──────── Collected material ────────

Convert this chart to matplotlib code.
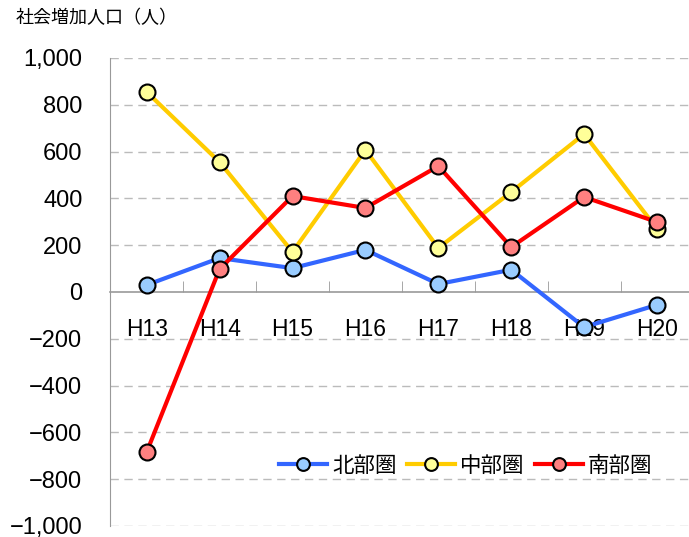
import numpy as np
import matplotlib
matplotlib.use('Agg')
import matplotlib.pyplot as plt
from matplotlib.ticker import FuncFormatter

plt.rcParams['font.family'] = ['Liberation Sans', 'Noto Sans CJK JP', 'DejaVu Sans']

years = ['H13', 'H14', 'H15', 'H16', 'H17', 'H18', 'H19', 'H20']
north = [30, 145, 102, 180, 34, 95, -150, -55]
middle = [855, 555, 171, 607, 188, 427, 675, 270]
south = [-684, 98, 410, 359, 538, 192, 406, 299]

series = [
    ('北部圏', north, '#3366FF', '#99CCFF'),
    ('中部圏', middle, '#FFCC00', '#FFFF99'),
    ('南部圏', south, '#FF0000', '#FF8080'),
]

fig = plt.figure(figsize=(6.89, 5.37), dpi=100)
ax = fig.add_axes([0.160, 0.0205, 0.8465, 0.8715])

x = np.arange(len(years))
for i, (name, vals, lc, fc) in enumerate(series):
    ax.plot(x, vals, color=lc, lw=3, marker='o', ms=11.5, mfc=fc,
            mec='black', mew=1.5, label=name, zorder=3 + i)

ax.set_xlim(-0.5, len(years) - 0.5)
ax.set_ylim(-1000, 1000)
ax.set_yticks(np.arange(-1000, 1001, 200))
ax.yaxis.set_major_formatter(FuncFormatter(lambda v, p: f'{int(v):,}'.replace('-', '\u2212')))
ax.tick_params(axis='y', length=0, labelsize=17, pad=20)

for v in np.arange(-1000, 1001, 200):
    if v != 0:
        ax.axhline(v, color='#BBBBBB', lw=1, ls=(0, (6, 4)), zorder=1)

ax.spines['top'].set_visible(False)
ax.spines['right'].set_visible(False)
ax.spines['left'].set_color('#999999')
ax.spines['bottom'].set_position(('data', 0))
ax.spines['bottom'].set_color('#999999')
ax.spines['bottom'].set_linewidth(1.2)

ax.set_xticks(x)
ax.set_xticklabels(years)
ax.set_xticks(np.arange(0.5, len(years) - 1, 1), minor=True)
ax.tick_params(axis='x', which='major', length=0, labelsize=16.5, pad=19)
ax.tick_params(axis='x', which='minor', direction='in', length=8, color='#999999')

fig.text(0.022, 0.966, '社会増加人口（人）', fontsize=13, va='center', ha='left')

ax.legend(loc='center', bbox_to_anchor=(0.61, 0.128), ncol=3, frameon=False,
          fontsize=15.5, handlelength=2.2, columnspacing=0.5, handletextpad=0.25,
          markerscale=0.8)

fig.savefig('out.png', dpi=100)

────────

Directions: Set down again, exactly, the lines of the material above from its first line to the one with "ax = fig.add_axes([0.160, 0.0205, 0.8465, 0.8715])", inclusive. Leave the pictures out.

The solution:
Convert this chart to matplotlib code.
import numpy as np
import matplotlib
matplotlib.use('Agg')
import matplotlib.pyplot as plt
from matplotlib.ticker import FuncFormatter

plt.rcParams['font.family'] = ['Liberation Sans', 'Noto Sans CJK JP', 'DejaVu Sans']

years = ['H13', 'H14', 'H15', 'H16', 'H17', 'H18', 'H19', 'H20']
north = [30, 145, 102, 180, 34, 95, -150, -55]
middle = [855, 555, 171, 607, 188, 427, 675, 270]
south = [-684, 98, 410, 359, 538, 192, 406, 299]

series = [
    ('北部圏', north, '#3366FF', '#99CCFF'),
    ('中部圏', middle, '#FFCC00', '#FFFF99'),
    ('南部圏', south, '#FF0000', '#FF8080'),
]

fig = plt.figure(figsize=(6.89, 5.37), dpi=100)
ax = fig.add_axes([0.160, 0.0205, 0.8465, 0.8715])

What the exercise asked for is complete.